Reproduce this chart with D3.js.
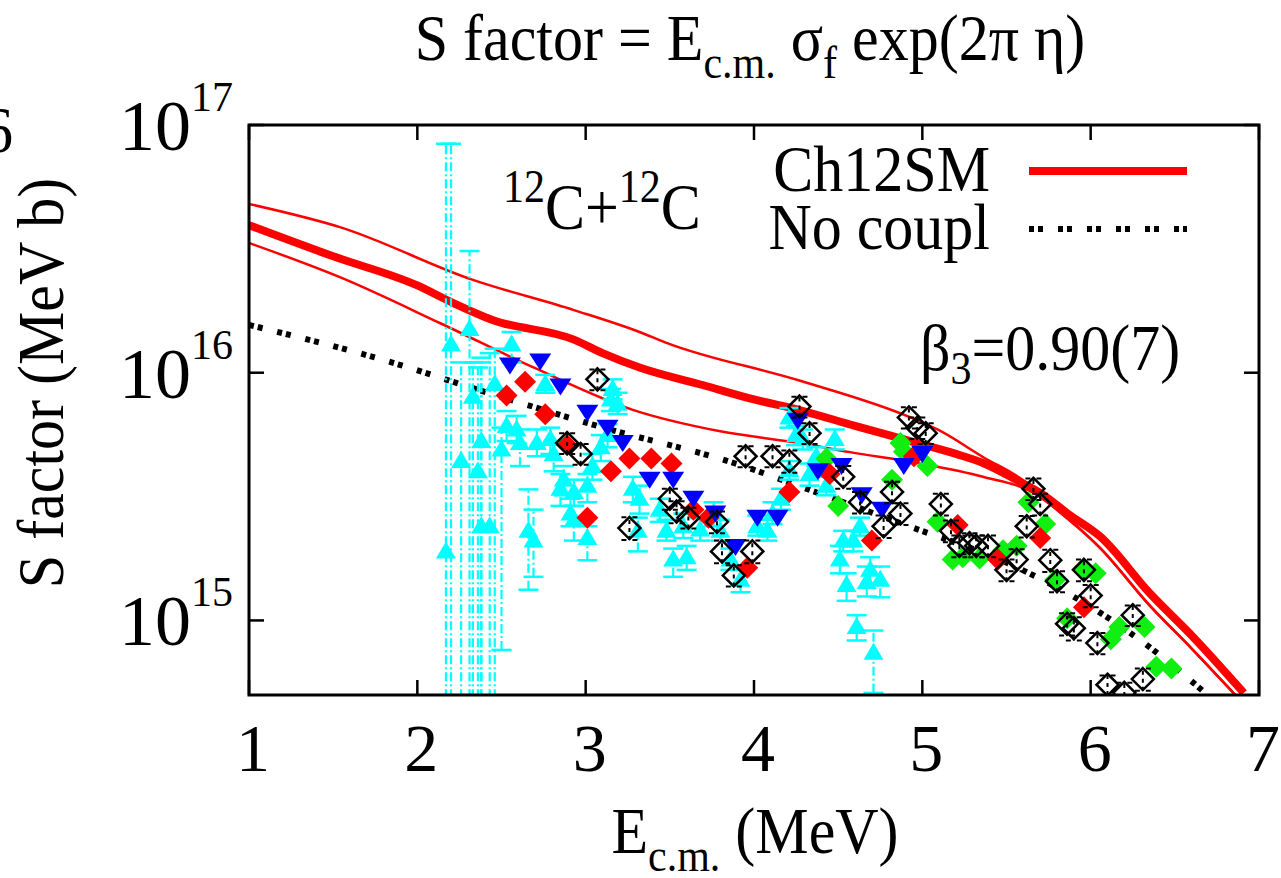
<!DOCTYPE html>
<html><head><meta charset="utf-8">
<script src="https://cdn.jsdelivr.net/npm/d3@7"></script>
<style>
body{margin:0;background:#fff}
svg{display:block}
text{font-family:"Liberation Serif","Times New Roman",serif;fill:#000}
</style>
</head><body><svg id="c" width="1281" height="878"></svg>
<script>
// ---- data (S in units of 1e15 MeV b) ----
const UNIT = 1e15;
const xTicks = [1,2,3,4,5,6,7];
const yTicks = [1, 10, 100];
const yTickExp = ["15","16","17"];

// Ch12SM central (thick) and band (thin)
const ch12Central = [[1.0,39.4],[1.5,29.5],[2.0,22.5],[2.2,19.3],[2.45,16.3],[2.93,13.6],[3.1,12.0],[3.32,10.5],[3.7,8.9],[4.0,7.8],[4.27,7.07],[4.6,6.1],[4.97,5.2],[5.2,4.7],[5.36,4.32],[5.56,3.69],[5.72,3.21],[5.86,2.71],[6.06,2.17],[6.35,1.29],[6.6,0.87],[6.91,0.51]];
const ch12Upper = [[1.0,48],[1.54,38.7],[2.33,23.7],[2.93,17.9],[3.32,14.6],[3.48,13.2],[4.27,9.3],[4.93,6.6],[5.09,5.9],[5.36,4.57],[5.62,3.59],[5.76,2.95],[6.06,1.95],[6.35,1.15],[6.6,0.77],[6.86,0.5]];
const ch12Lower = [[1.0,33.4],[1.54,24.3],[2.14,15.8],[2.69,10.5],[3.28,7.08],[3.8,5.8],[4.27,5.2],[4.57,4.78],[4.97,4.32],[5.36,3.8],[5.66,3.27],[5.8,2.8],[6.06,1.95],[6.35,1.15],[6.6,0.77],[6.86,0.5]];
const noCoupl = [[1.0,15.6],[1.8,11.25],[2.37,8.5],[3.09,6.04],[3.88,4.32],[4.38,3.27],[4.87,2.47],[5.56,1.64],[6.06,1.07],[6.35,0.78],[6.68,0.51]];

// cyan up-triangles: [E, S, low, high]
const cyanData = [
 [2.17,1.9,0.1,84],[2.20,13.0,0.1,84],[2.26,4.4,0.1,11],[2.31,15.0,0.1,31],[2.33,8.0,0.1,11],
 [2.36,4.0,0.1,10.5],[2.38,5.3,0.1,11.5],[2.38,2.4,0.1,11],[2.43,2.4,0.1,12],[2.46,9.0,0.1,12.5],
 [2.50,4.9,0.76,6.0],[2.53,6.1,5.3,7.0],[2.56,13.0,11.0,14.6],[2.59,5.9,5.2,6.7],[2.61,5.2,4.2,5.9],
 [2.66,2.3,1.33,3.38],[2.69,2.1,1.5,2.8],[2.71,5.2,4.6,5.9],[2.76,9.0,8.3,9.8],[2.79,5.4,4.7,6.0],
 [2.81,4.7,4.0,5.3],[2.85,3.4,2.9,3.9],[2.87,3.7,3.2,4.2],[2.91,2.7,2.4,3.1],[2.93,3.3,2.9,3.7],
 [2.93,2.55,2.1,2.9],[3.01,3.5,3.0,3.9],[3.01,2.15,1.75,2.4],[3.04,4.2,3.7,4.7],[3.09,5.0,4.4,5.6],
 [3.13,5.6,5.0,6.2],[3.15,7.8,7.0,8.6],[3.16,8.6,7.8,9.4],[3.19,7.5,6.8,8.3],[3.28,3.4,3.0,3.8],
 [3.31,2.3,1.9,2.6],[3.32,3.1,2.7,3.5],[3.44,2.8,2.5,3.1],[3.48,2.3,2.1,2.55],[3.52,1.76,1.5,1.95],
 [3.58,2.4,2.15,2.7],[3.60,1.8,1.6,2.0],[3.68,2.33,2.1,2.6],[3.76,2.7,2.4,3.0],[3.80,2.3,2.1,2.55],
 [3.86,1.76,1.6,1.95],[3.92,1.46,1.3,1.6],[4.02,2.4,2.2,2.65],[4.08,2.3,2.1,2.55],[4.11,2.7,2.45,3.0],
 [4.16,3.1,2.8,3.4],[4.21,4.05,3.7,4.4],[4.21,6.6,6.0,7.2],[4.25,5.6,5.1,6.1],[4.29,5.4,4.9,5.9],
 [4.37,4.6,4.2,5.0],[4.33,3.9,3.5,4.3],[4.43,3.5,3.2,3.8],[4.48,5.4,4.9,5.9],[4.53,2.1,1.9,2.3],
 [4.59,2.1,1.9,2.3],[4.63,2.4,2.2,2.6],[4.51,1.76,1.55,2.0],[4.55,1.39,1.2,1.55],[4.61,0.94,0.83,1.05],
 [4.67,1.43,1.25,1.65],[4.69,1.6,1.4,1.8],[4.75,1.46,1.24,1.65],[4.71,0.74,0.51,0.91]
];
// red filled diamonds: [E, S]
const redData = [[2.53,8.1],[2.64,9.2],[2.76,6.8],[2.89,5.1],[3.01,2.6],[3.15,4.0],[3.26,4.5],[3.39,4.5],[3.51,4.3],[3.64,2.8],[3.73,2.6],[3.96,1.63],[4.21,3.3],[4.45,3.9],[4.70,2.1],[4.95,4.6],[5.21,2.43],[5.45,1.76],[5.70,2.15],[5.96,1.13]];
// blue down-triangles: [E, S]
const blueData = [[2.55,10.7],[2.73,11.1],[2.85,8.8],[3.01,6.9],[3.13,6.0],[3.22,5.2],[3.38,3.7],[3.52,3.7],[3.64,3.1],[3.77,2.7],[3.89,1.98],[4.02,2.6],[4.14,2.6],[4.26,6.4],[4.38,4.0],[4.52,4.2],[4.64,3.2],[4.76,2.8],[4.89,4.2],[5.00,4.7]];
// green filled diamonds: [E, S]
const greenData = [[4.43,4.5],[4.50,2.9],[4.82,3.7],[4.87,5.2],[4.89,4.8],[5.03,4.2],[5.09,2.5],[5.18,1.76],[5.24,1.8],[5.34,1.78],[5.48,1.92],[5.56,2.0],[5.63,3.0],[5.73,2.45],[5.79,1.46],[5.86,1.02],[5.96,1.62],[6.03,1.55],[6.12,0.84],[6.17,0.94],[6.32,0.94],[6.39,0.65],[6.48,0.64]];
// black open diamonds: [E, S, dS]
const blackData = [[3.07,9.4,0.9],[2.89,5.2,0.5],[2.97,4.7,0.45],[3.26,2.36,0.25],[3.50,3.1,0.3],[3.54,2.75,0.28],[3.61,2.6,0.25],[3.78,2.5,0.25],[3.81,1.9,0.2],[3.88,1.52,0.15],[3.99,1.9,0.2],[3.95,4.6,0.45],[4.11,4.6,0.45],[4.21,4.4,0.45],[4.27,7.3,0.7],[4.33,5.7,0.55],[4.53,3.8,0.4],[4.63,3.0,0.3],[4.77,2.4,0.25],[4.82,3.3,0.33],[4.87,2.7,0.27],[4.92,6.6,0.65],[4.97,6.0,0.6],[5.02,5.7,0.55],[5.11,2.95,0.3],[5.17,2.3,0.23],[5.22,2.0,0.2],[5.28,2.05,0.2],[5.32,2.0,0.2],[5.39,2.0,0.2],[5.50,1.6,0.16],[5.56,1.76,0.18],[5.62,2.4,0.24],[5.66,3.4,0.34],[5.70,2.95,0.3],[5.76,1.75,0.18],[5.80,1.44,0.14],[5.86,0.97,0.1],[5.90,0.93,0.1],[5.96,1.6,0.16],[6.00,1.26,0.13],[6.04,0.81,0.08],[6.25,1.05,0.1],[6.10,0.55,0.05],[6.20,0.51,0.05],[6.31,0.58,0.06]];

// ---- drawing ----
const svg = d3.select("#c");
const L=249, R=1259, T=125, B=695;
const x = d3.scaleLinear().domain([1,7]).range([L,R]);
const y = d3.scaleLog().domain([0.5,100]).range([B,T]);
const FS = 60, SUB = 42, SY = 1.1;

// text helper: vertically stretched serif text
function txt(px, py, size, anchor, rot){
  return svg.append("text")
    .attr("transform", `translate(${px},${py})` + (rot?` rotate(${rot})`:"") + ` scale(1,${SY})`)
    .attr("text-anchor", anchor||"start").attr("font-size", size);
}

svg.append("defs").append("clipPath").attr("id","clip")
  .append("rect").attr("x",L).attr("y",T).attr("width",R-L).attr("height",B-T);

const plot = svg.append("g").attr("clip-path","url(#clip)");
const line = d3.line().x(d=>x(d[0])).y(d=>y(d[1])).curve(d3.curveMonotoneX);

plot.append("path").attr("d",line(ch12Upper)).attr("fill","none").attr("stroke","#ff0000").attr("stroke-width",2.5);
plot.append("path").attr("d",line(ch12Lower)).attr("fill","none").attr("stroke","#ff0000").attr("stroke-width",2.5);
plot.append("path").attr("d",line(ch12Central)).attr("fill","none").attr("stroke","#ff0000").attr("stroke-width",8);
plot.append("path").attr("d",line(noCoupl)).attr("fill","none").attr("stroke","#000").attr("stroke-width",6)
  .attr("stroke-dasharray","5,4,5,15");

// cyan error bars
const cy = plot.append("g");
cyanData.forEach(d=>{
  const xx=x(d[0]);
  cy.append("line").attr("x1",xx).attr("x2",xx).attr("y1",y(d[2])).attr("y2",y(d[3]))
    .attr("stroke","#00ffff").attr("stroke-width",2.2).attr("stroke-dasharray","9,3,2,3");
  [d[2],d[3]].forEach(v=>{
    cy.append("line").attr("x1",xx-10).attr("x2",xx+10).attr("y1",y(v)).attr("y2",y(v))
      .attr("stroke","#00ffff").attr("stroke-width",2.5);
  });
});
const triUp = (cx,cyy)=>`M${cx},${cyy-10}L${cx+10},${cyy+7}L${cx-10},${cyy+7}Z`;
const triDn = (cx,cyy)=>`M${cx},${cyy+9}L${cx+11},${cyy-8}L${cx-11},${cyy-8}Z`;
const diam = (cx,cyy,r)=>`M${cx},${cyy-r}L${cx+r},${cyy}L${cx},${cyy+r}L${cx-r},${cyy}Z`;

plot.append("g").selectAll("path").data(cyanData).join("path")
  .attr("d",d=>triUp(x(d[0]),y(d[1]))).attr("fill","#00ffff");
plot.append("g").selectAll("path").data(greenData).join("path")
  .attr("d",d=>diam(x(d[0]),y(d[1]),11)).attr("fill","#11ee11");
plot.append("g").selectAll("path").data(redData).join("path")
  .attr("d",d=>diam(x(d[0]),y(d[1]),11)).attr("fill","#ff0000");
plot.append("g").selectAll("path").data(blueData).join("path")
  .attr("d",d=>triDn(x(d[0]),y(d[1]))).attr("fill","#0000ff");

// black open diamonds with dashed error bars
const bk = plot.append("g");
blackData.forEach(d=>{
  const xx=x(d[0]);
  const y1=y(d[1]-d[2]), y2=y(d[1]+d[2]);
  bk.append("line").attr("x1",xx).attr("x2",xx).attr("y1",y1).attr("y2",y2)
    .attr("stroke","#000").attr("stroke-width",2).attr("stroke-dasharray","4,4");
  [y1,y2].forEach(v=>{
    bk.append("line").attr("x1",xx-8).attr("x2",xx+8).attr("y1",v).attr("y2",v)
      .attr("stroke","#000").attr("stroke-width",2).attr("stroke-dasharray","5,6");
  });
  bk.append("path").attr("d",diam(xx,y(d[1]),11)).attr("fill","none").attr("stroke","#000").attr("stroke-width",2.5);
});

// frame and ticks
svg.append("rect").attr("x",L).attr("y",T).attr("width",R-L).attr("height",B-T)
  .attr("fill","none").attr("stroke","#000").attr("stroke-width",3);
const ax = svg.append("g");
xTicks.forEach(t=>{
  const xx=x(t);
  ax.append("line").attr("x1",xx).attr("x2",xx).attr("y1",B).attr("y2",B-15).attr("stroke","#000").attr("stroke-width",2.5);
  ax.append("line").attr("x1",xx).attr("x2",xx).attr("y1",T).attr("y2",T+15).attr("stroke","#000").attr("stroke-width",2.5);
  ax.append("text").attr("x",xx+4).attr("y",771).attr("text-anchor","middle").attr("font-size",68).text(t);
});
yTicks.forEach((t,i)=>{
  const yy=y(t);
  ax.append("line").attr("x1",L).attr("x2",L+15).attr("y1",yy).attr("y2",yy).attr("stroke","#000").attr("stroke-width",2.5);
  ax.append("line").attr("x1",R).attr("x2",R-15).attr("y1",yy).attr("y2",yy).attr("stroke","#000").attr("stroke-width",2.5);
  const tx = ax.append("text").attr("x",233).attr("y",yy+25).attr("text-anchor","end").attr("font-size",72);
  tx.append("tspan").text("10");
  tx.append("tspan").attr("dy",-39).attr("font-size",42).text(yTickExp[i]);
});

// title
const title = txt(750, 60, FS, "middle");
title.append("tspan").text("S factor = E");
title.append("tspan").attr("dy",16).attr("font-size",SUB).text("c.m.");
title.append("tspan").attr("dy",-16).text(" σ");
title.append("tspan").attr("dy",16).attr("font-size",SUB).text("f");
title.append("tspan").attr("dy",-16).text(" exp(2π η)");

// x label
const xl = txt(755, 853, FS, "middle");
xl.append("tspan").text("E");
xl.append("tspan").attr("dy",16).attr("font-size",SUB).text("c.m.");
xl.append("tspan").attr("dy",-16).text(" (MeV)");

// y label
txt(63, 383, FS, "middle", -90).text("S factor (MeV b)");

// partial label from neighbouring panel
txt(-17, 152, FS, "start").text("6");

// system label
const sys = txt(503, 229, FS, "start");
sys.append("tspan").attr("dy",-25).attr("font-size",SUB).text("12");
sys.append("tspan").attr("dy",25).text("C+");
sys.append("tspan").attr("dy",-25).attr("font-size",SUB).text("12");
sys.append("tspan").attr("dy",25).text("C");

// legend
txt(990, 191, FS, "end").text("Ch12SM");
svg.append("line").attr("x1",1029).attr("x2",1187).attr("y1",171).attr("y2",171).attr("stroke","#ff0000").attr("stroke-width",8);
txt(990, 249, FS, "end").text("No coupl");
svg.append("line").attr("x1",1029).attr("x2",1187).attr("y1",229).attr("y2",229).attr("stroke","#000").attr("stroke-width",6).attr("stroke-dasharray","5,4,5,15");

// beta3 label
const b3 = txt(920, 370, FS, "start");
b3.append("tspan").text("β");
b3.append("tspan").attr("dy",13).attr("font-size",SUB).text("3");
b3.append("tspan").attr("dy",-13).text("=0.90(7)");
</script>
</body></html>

■ **Request**
Search the listing for the word "with". Copy every line in which it occurs.

■ **Full response**
Reproduce this chart with D3.js.
// black open diamonds with dashed error bars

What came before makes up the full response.